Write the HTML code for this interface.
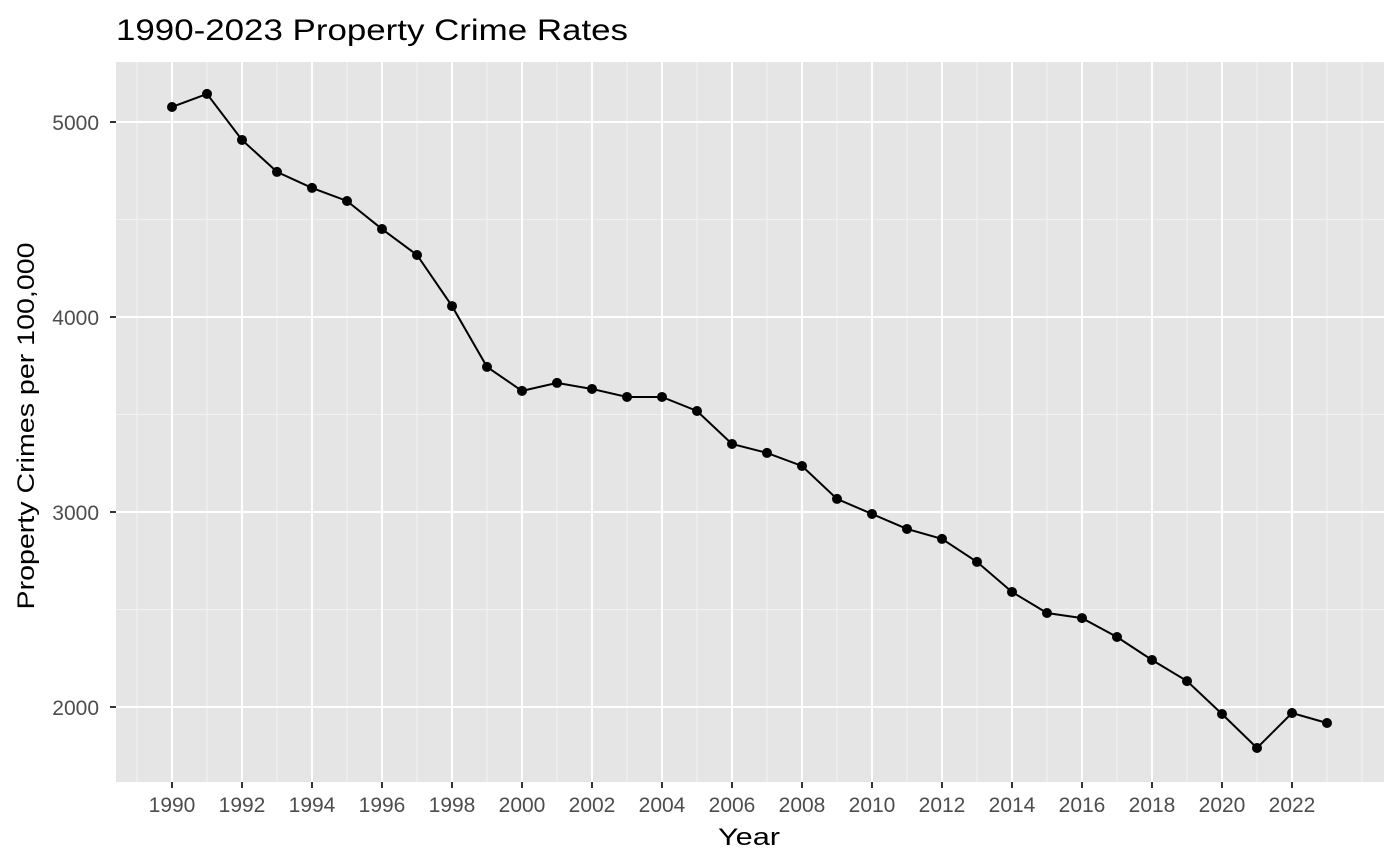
<!DOCTYPE html>
<html><head><meta charset="utf-8"><style>
body{margin:0;background:#fff;}
svg{display:block;font-family:"Liberation Sans",Arial,sans-serif;}
</style></head><body>
<svg id="chart" width="1400" height="865" viewBox="0 0 1400 865" xmlns="http://www.w3.org/2000/svg">
<text x="116" y="40" font-size="30" textLength="512" lengthAdjust="spacingAndGlyphs" fill="#000">1990-2023 Property Crime Rates</text>
<rect x="116" y="62" width="1268" height="720" fill="#e5e5e5"/>
<g id="grid"></g>
<g id="series"></g>
<g id="axes"></g>
<text x="749" y="845" font-size="24" textLength="62" lengthAdjust="spacingAndGlyphs" text-anchor="middle" fill="#000">Year</text>
<text transform="translate(34,426) rotate(-90)" font-size="24" textLength="367" lengthAdjust="spacingAndGlyphs" text-anchor="middle" fill="#000">Property Crimes per 100,000</text>
</svg>
<script>
const years=[1990,1991,1992,1993,1994,1995,1996,1997,1998,1999,2000,2001,2002,2003,2004,2005,2006,2007,2008,2009,2010,2011,2012,2013,2014,2015,2016,2017,2018,2019,2020,2021,2022,2023];
const rates=[5077,5144,4908,4744,4662,4595,4451,4318,4056,3744,3621,3662,3631,3590,3590,3518,3349,3303,3236,3067,2990,2913,2862,2744,2590,2482,2456,2359,2241,2133,1964,1790,1969,1918];
const xTicks=[1990,1992,1994,1996,1998,2000,2002,2004,2006,2008,2010,2012,2014,2016,2018,2020,2022];
const xMinor=[1989,1991,1993,1995,1997,1999,2001,2003,2005,2007,2009,2011,2013,2015,2017,2019,2021,2023,2024];
const yTicks=[2000,3000,4000,5000];
const yMinor=[2500,3500,4500];
const NS="http://www.w3.org/2000/svg";
const X=v=>172+(v-1990)*35;
const Y=v=>707-(v-2000)*0.195;
const L=116,R=1384,T=62,B=782;
const grid=document.getElementById('grid'),axes=document.getElementById('axes'),ser=document.getElementById('series');
function mk(tag,attrs,parent){const e=document.createElementNS(NS,tag);for(const k in attrs)e.setAttribute(k,attrs[k]);parent.appendChild(e);return e;}
yMinor.forEach(v=>{const e=mk('line',{x1:L,x2:R,y1:Y(v),y2:Y(v),stroke:'#f2f2f2','stroke-width':1},grid);

});
xMinor.forEach(v=>{const e=mk('line',{x1:X(v),x2:X(v),y1:T,y2:B,stroke:'#f2f2f2','stroke-width':1},grid);

});
yTicks.forEach(v=>{const e=mk('line',{x1:L,x2:R,y1:Y(v),y2:Y(v),stroke:'#fff','stroke-width':2},grid);


const t=mk('line',{x1:L-6,x2:L,y1:Y(v),y2:Y(v),stroke:'#333','stroke-width':2},axes);


const l=mk('text',{x:L-17,y:Y(v)+8,'font-size':21,'text-anchor':'end',fill:'#4d4d4d'},axes);l.textContent=v;

});
xTicks.forEach(v=>{const e=mk('line',{x1:X(v),x2:X(v),y1:T,y2:B,stroke:'#fff','stroke-width':2},grid);


const t=mk('line',{x1:X(v),x2:X(v),y1:B,y2:B+6,stroke:'#333','stroke-width':2},axes);


const l=mk('text',{x:X(v),y:B+30,'font-size':21,'text-anchor':'middle',fill:'#4d4d4d'},axes);l.textContent=v;

});
const pl=mk('polyline',{points:years.map((y,i)=>X(y)+','+Y(rates[i])).join(' '),fill:'none',stroke:'#000','stroke-width':2},ser);


years.forEach((y,i)=>{const c=mk('circle',{cx:X(y),cy:Y(rates[i]),r:5,fill:'#000'},ser);

});
</script>
</body></html>
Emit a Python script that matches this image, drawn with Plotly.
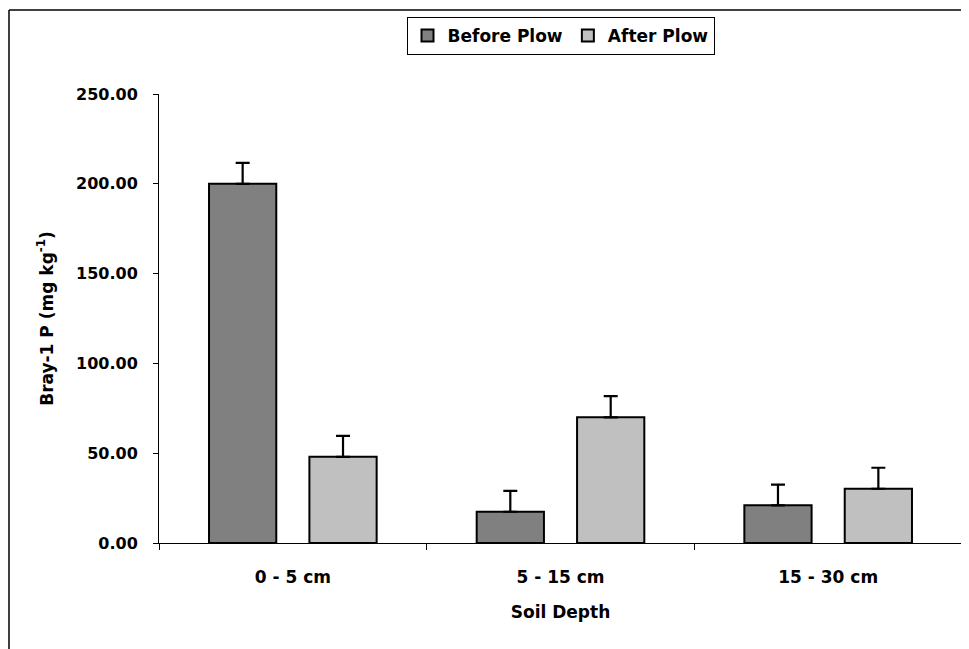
import plotly.graph_objects as go

categories = ["0 - 5 cm", "5 - 15 cm", "15 - 30 cm"]
before_plow = [200.0, 17.4, 21.0]
after_plow = [48.0, 70.0, 30.2]
before_err = [11.6, 11.6, 11.5]
after_err = [11.6, 11.8, 11.7]
y_ticks = [0, 50, 100, 150, 200, 250]

FONT = "DejaVu Sans, Arial, sans-serif"

fig = go.Figure()
fig.add_trace(go.Bar(
    name="Before Plow", x=categories, y=before_plow,
    marker=dict(color="#808080", line=dict(color="black", width=2)),
    error_y=dict(type="data", array=before_err, arrayminus=[0, 0, 0], symmetric=False,
                 color="black", thickness=2.2, width=7),
))
fig.add_trace(go.Bar(
    name="After Plow", x=categories, y=after_plow,
    marker=dict(color="#C0C0C0", line=dict(color="black", width=2)),
    error_y=dict(type="data", array=after_err, arrayminus=[0, 0, 0], symmetric=False,
                 color="black", thickness=2.2, width=7),
))

# page has an 8px body margin; figure is sized to fill the rest of the window
OFF = 8
W, H = 969 - OFF, 649 - OFF
L, T = 159 - OFF, 94 - OFF
R, B = 7, 106
pw, ph = W - L - R, H - T - B

def px_x(px):
    return (px - OFF - L) / pw

def px_y(py):
    return (H - B - (py - OFF)) / ph

fig.update_layout(
    width=W, height=H,
    margin=dict(l=L, r=R, t=T, b=B, pad=0),
    paper_bgcolor="white", plot_bgcolor="white",
    barmode="group", bargap=0.25, bargroupgap=0.33,
    font=dict(family=FONT, size=17, color="black", weight="bold"),
    showlegend=True,
    legend=dict(
        orientation="h", x=0.5, xanchor="center",
        y=px_y(17), yanchor="top",
        bordercolor="black", borderwidth=1, bgcolor="white",
        font=dict(family=FONT, size=17, color="black", weight="bold"),
        itemwidth=30, traceorder="normal",
    ),
    xaxis=dict(
        showline=True, linecolor="black", linewidth=1,
        ticks="outside", ticklen=6, tickcolor="black", tickson="boundaries",
        showgrid=False, zeroline=False, automargin=False,
        tickfont=dict(family=FONT, size=17, color="black", weight="bold"),
        ticklabelstandoff=19,
        title=dict(text="Soil Depth", standoff=19,
                   font=dict(family=FONT, size=17, color="black", weight="bold")),
    ),
    yaxis=dict(
        range=[0, 250], tickvals=y_ticks, tickformat=".2f",
        showline=True, linecolor="black", linewidth=1,
        ticks="outside", ticklen=5, tickcolor="black",
        showgrid=False, zeroline=False, automargin=False,
        tickfont=dict(family=FONT, size=16, color="black", weight="bold"),
        ticklabelstandoff=12,
        title=dict(text="Bray-1 P (mg kg<sup>-1</sup>)", standoff=18,
                   font=dict(family=FONT, size=17, color="black", weight="bold")),
    ),
    shapes=[
        dict(type="line", xref="paper", yref="paper",
             x0=px_x(9), x1=px_x(1000), y0=px_y(10), y1=px_y(10),
             line=dict(color="black", width=1.5)),
        dict(type="line", xref="paper", yref="paper",
             x0=px_x(9), x1=px_x(9), y0=px_y(10), y1=px_y(700),
             line=dict(color="black", width=1.5)),
    ],
)

fig.write_html("out.html")
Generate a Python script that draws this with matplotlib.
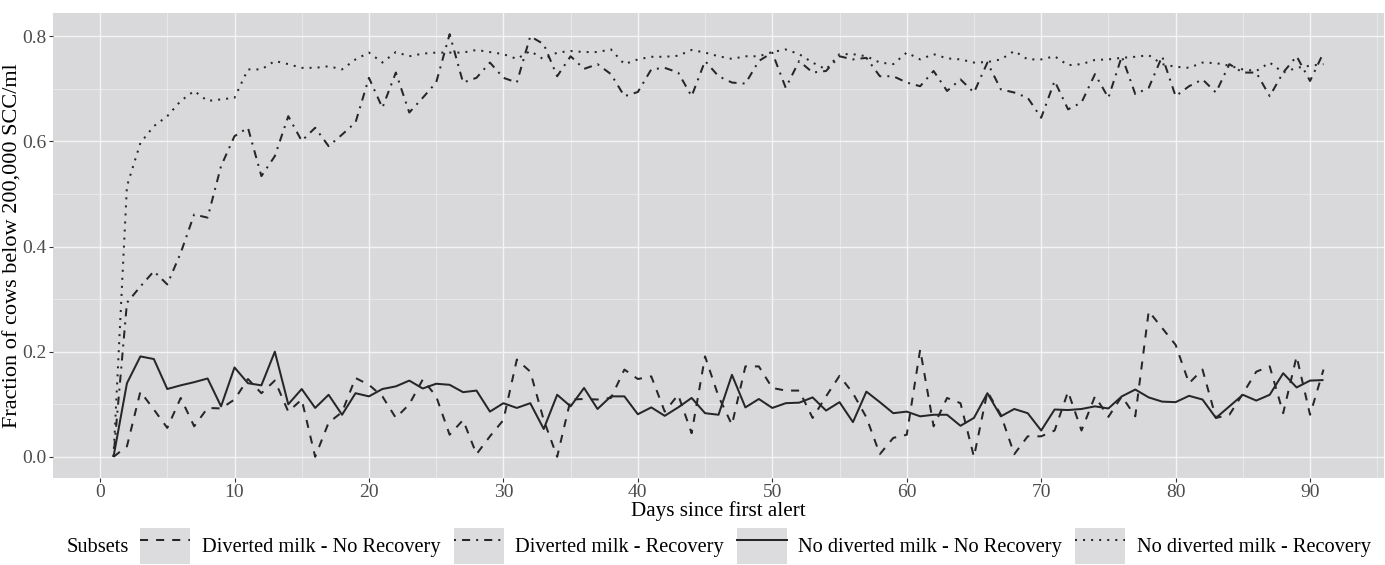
import matplotlib
matplotlib.use("Agg")
import matplotlib.pyplot as plt
from matplotlib.patches import Rectangle
from matplotlib.lines import Line2D
from matplotlib.legend_handler import HandlerTuple
from matplotlib.ticker import MultipleLocator, FormatStrFormatter

plt.rcParams['font.family'] = ['Liberation Serif', 'DejaVu Serif']

days = list(range(1, 92))

# Diverted milk - No Recovery (dashed)
div_no_rec = [
    0.000, 0.020, 0.124, 0.090, 0.055, 0.112, 0.058, 0.093, 0.092, 0.109,
    0.148, 0.121, 0.145, 0.086, 0.109, 0.000, 0.065, 0.085, 0.150, 0.137,
    0.115, 0.074, 0.100, 0.147, 0.115, 0.042, 0.070, 0.005, 0.039, 0.070,
    0.185, 0.162, 0.070, 0.000, 0.109, 0.110, 0.109, 0.112, 0.166, 0.148,
    0.153, 0.086, 0.118, 0.045, 0.191, 0.115, 0.061, 0.172, 0.172, 0.131,
    0.126, 0.126, 0.074, 0.115, 0.154, 0.121, 0.075, 0.005, 0.036, 0.042,
    0.204, 0.058, 0.112, 0.102, 0.000, 0.124, 0.080, 0.005, 0.039, 0.039,
    0.050, 0.124, 0.050, 0.115, 0.076, 0.115, 0.077, 0.277, 0.245, 0.213,
    0.140, 0.166, 0.074, 0.080, 0.120, 0.162, 0.172, 0.083, 0.191, 0.080,
    0.166]

# Diverted milk - Recovery (dot-dash)
div_rec = [
    0.000, 0.293, 0.324, 0.353, 0.328, 0.388, 0.461, 0.455, 0.553, 0.610,
    0.626, 0.534, 0.572, 0.648, 0.601, 0.626, 0.591, 0.613, 0.636, 0.721,
    0.664, 0.731, 0.655, 0.683, 0.712, 0.804, 0.712, 0.721, 0.750, 0.721,
    0.712, 0.800, 0.785, 0.724, 0.762, 0.738, 0.747, 0.728, 0.686, 0.694,
    0.737, 0.740, 0.731, 0.686, 0.753, 0.724, 0.712, 0.710, 0.753, 0.769,
    0.702, 0.753, 0.731, 0.734, 0.762, 0.756, 0.759, 0.724, 0.724, 0.712,
    0.705, 0.734, 0.696, 0.718, 0.693, 0.750, 0.699, 0.693, 0.683, 0.645,
    0.715, 0.661, 0.674, 0.728, 0.683, 0.762, 0.690, 0.702, 0.762, 0.686,
    0.705, 0.718, 0.693, 0.747, 0.731, 0.731, 0.686, 0.731, 0.762, 0.715,
    0.769]

# No diverted milk - No Recovery (solid)
nodiv_no_rec = [
    0.000, 0.140, 0.191, 0.186, 0.129, 0.136, 0.142, 0.149, 0.096, 0.170,
    0.140, 0.136, 0.200, 0.100, 0.129, 0.093, 0.118, 0.080, 0.121, 0.115,
    0.129, 0.134, 0.145, 0.130, 0.139, 0.137, 0.123, 0.126, 0.086, 0.102,
    0.093, 0.102, 0.053, 0.118, 0.096, 0.131, 0.091, 0.115, 0.115, 0.081,
    0.094, 0.078, 0.094, 0.112, 0.083, 0.080, 0.156, 0.094, 0.110, 0.093,
    0.102, 0.103, 0.113, 0.088, 0.104, 0.066, 0.124, 0.104, 0.083, 0.086,
    0.077, 0.080, 0.080, 0.059, 0.074, 0.121, 0.077, 0.091, 0.083, 0.050,
    0.090, 0.089, 0.091, 0.096, 0.092, 0.115, 0.128, 0.113, 0.105, 0.104,
    0.116, 0.109, 0.074, 0.096, 0.118, 0.107, 0.118, 0.159, 0.132, 0.145,
    0.146]

# No diverted milk - Recovery (dotted)
nodiv_rec = [
    0.000, 0.515, 0.597, 0.629, 0.648, 0.677, 0.696, 0.677, 0.680, 0.683,
    0.737, 0.737, 0.753, 0.747, 0.740, 0.740, 0.743, 0.737, 0.756, 0.769,
    0.750, 0.770, 0.762, 0.767, 0.769, 0.769, 0.769, 0.774, 0.770, 0.766,
    0.757, 0.772, 0.756, 0.769, 0.772, 0.770, 0.770, 0.775, 0.747, 0.756,
    0.761, 0.761, 0.763, 0.774, 0.769, 0.762, 0.757, 0.762, 0.762, 0.770,
    0.775, 0.766, 0.750, 0.737, 0.766, 0.766, 0.762, 0.750, 0.747, 0.769,
    0.756, 0.766, 0.758, 0.756, 0.750, 0.751, 0.756, 0.772, 0.756, 0.756,
    0.762, 0.745, 0.747, 0.755, 0.756, 0.759, 0.761, 0.764, 0.747, 0.742,
    0.740, 0.750, 0.749, 0.744, 0.737, 0.734, 0.750, 0.731, 0.740, 0.744,
    0.747]

labels = ['Diverted milk - No Recovery', 'Diverted milk - Recovery',
          'No diverted milk - No Recovery', 'No diverted milk - Recovery']
series = [div_no_rec, div_rec, nodiv_no_rec, nodiv_rec]
dash_styles = [(0, (4, 4)), (0, (1, 3, 4, 3)), '-', (0, (1, 3))]

line_color = '#262626'
panel_bg = '#d9d9db'
lw = 1.45

fig = plt.figure(figsize=(13.85, 5.65), dpi=100)
ax = fig.add_axes([53 / 1385, 1 - 478 / 565, 1331 / 1385, 465 / 565])
ax.set_facecolor(panel_bg)

for vals, ls in zip(series, dash_styles):
    ax.plot(days, vals, color=line_color, linestyle=ls, linewidth=lw,
            solid_capstyle='butt', dash_capstyle='butt')

ax.set_xlim(-3.5, 95.5)
ax.set_ylim(-0.0403, 0.8443)
ax.xaxis.set_major_locator(MultipleLocator(10))
ax.xaxis.set_minor_locator(MultipleLocator(5))
ax.yaxis.set_major_locator(MultipleLocator(0.2))
ax.yaxis.set_minor_locator(MultipleLocator(0.1))
ax.yaxis.set_major_formatter(FormatStrFormatter('%.1f'))

ax.grid(which='major', color='#f4f4f4', linewidth=1.0)
ax.grid(which='minor', color='#eeeeee', linewidth=0.5)
ax.set_axisbelow(True)
for s in ax.spines.values():
    s.set_visible(False)

ax.tick_params(which='major', length=3, width=0.8, color='#333333',
               labelsize=14, labelcolor='#4d4d4d', pad=1.5)
ax.tick_params(which='minor', length=0)

ax.set_xlabel('Days since first alert', fontsize=15.2, color='black')
ax.xaxis.set_label_coords(0.5, -(511 - 478) / 465, transform=ax.transAxes)
ax.xaxis.label.set_va('center')
ax.set_ylabel('Fraction of cows below 200,000 SCC/ml', fontsize=16,
              color='black')
ax.yaxis.set_label_coords(-(53 - 13) / 1331, 0.5, transform=ax.transAxes)
ax.yaxis.label.set_va('center')

# legend: grey key boxes with line samples
handles = []
for ls in dash_styles:
    box = Rectangle((0, 0), 1, 1, facecolor='#dcdcde', edgecolor='none')
    ln = Line2D([0], [0], color=line_color, linestyle=ls, linewidth=lw)
    handles.append((box, ln))

fig.text(67 / 1385, 1 - 547 / 565, 'Subsets', fontsize=14.7, ha='left',
         va='center', color='black')
fig.legend(handles, labels, ncol=4, loc='center',
           bbox_to_anchor=(755.5 / 1385, 1 - 546 / 565),
           handler_map={tuple: HandlerTuple(ndivide=1, pad=0)},
           frameon=False, fontsize=14.7, handlelength=2.45, handleheight=2.4,
           handletextpad=0.55, columnspacing=0.65, borderpad=0, borderaxespad=0)

fig.savefig('out.png', dpi=100)
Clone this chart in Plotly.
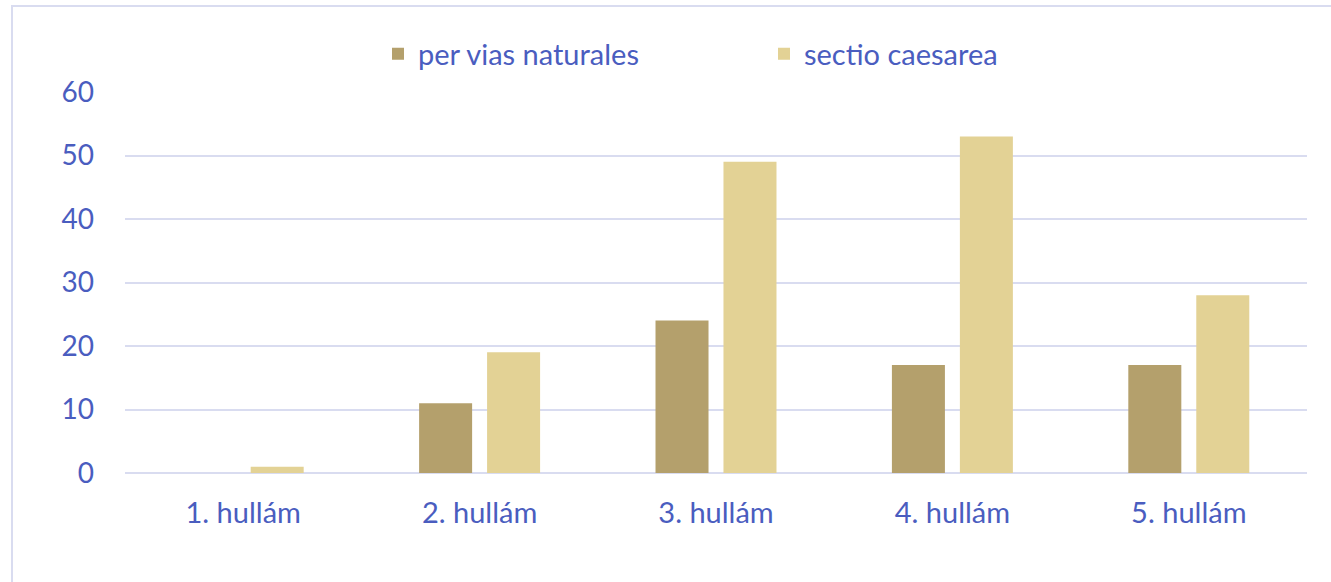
import plotly.graph_objects as go

categories = ['1. hullám', '2. hullám', '3. hullám', '4. hullám', '5. hullám']
per_vias_naturales = [0, 11, 24, 17, 17]
sectio_caesarea = [1, 19, 49, 53, 28]

text_color = '#4A5DBF'
grid_color = '#D9DCF0'
font_family = 'Lato, Noto Sans, sans-serif'
font_size = 29

fig = go.Figure()
fig.add_trace(go.Bar(x=categories, y=per_vias_naturales, name='per vias naturales',
                     marker=dict(color='#B4A06C', line_width=0)))
fig.add_trace(go.Bar(x=categories, y=sectio_caesarea, name='sectio caesarea',
                     marker=dict(color='#E3D295', line_width=0)))

# plot area in pixels: x 125..1307, y 92..473
W, H = 1331, 582
l, r, t, b = 125, 24, 92, 109
pw, ph = W - l - r, H - t - b

def px_x(px):
    return (px - l) / pw

def px_y(py):
    return (H - b - py) / ph

# outer chart border (only top and left visible in the picture)
fig.add_shape(type='rect', xref='paper', yref='paper',
              x0=px_x(12), x1=px_x(W + 10), y0=px_y(H + 10), y1=px_y(6),
              line=dict(color=grid_color, width=2), layer='below')

fig.update_layout(
    width=W, height=H,
    margin=dict(l=l, r=r, t=t, b=b, autoexpand=False),
    paper_bgcolor='white', plot_bgcolor='white',
    font=dict(family=font_family, size=font_size, color=text_color),
    barmode='group', bargap=0.425, bargroupgap=0.22,
    showlegend=True,
    legend=dict(orientation='h', x=px_x(378), xanchor='left', y=px_y(54), yanchor='middle',
                font=dict(size=font_size, color=text_color), entrywidth=341,
                itemclick=False, bgcolor='rgba(0,0,0,0)'),
    xaxis=dict(showgrid=False, showline=False, ticks='', ticklabelstandoff=20,
               tickfont=dict(size=font_size, color=text_color)),
    yaxis=dict(range=[0, 60], dtick=10, showgrid=True, gridcolor=grid_color, gridwidth=1.5,
               zeroline=True, zerolinecolor=grid_color, zerolinewidth=2,
               showline=False, ticks='', ticklabelstandoff=30,
               tickfont=dict(size=font_size - 1, color=text_color)),
)

# the page body has a default 8px margin; drop it so the figure fills the window
fig.write_html("out.html", config={'displayModeBar': False},
               post_script="document.body.style.margin='0';")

****************************************

__Exercise brief__: Quote the data above exactly from the line with "Emit a Python" to the line with "return (H - B - (py - OFF)) / ph", both ends counted, and nothing else. Pictures don't go in.

__Task response__:
Emit a Python script that matches this image, drawn with Plotly.
import plotly.graph_objects as go

categories = ["0 - 5 cm", "5 - 15 cm", "15 - 30 cm"]
before_plow = [200.0, 17.4, 21.0]
after_plow = [48.0, 70.0, 30.2]
before_err = [11.6, 11.6, 11.5]
after_err = [11.6, 11.8, 11.7]
y_ticks = [0, 50, 100, 150, 200, 250]

FONT = "DejaVu Sans, Arial, sans-serif"

fig = go.Figure()
fig.add_trace(go.Bar(
    name="Before Plow", x=categories, y=before_plow,
    marker=dict(color="#808080", line=dict(color="black", width=2)),
    error_y=dict(type="data", array=before_err, arrayminus=[0, 0, 0], symmetric=False,
                 color="black", thickness=2.2, width=7),
))
fig.add_trace(go.Bar(
    name="After Plow", x=categories, y=after_plow,
    marker=dict(color="#C0C0C0", line=dict(color="black", width=2)),
    error_y=dict(type="data", array=after_err, arrayminus=[0, 0, 0], symmetric=False,
                 color="black", thickness=2.2, width=7),
))

# page has an 8px body margin; figure is sized to fill the rest of the window
OFF = 8
W, H = 969 - OFF, 649 - OFF
L, T = 159 - OFF, 94 - OFF
R, B = 7, 106
pw, ph = W - L - R, H - T - B

def px_x(px):
    return (px - OFF - L) / pw

def px_y(py):
    return (H - B - (py - OFF)) / ph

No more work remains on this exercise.